Feeding and feedback in the active nucleus of Mrk 1157 probed with Gemini Near-Infrared Integral-Field Spectrograph

Abstract: We have mapped the stellar and gaseous kinematics, as well as the emission-line flux distributions and ratios, from the inner 450pc radius of Mrk1157, using 2D near-IR spectra obtained with the Gemini NIFS at a spatial resolution of 35pc. The stellar velocity field shows a rotation pattern, with a discrete S-shaped zero velocity curve. The presence of a bar is also supported by the residual map between the observed rotation field and a model of circular orbits in a Plummer potential. The stellar velocity dispersion map presents a partial ring of low-sigma values (50-60km/s) at 250pc from the nucleus surrounded by higher sigma values from the galaxy bulge, originated in kinematically colder regions with recent star formation. The velocity dispersion of the bulge (100km/s) implies in a black hole mass of 8.3x10^6M_Sun. Emission-line flux distributions are most extended along PA=27/153deg, reaching at least 450pc from the nucleus and following the orientation observed in previous optical emission-line [OIII] imaging and radio jet.
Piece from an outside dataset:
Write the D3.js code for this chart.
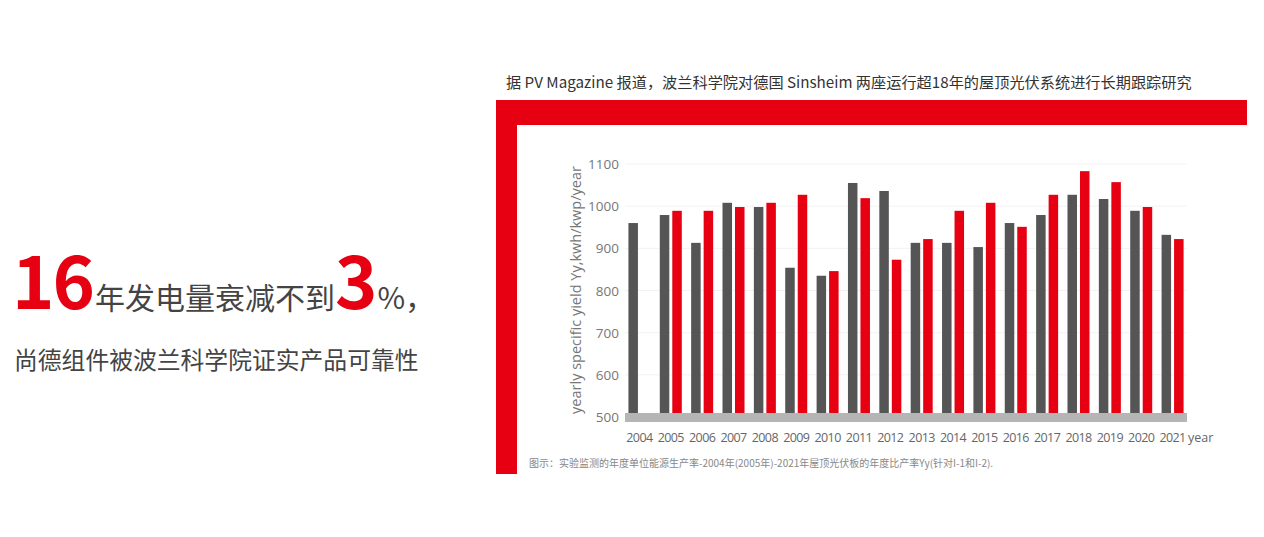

The molecular H_2 emission is dominated by thermal processes, mainly due to X-ray heating by the active nucleus. The [FeII] excitation has a larger contribution from shocks produced by the radio jet, as evidenced by the line-ratio maps and velocity dispersion map, which show spatial correlation with the radio structures. The gaseous kinematics shows two components, one due to gas located in the galaxy plane and another in outflow, which is oriented close to the plane of the sky, thus extending to high latitudes, as the galaxy plane is inclined by 45deg relative to the plane of the sky. The gas rotating in the plane dominates the H_2 and Pa-beta emission, while the gas in outflow is observed predominantly in [FeII] emission. From the outflow velocities and implied geometry, we estimate an outflow mass rate of 6M_sun/yr for the ionised gas.